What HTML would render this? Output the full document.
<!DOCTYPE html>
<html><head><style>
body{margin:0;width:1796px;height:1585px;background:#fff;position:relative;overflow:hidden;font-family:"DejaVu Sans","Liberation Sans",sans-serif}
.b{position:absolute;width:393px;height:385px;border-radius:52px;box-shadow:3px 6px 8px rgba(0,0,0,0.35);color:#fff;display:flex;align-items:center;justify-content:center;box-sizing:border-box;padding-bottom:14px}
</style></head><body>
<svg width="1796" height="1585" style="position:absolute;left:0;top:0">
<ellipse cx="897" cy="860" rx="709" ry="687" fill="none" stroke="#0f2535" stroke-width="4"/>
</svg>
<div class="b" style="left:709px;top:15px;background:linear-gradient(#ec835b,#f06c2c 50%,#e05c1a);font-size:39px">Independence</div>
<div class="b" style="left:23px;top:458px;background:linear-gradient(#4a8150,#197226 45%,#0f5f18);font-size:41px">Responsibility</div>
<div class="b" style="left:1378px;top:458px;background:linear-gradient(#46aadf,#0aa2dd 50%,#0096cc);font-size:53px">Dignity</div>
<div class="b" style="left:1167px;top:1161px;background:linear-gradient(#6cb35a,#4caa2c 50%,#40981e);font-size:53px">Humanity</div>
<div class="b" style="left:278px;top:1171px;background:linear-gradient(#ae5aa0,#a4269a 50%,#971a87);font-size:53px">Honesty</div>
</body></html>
--------------------------------
- _To be done_:
Write the data from above out again, exactly.

- _Exercise solution_:
What HTML would render this? Output the full document.
<!DOCTYPE html>
<html><head><style>
body{margin:0;width:1796px;height:1585px;background:#fff;position:relative;overflow:hidden;font-family:"DejaVu Sans","Liberation Sans",sans-serif}
.b{position:absolute;width:393px;height:385px;border-radius:52px;box-shadow:3px 6px 8px rgba(0,0,0,0.35);color:#fff;display:flex;align-items:center;justify-content:center;box-sizing:border-box;padding-bottom:14px}
</style></head><body>
<svg width="1796" height="1585" style="position:absolute;left:0;top:0">
<ellipse cx="897" cy="860" rx="709" ry="687" fill="none" stroke="#0f2535" stroke-width="4"/>
</svg>
<div class="b" style="left:709px;top:15px;background:linear-gradient(#ec835b,#f06c2c 50%,#e05c1a);font-size:39px">Independence</div>
<div class="b" style="left:23px;top:458px;background:linear-gradient(#4a8150,#197226 45%,#0f5f18);font-size:41px">Responsibility</div>
<div class="b" style="left:1378px;top:458px;background:linear-gradient(#46aadf,#0aa2dd 50%,#0096cc);font-size:53px">Dignity</div>
<div class="b" style="left:1167px;top:1161px;background:linear-gradient(#6cb35a,#4caa2c 50%,#40981e);font-size:53px">Humanity</div>
<div class="b" style="left:278px;top:1171px;background:linear-gradient(#ae5aa0,#a4269a 50%,#971a87);font-size:53px">Honesty</div>
</body></html>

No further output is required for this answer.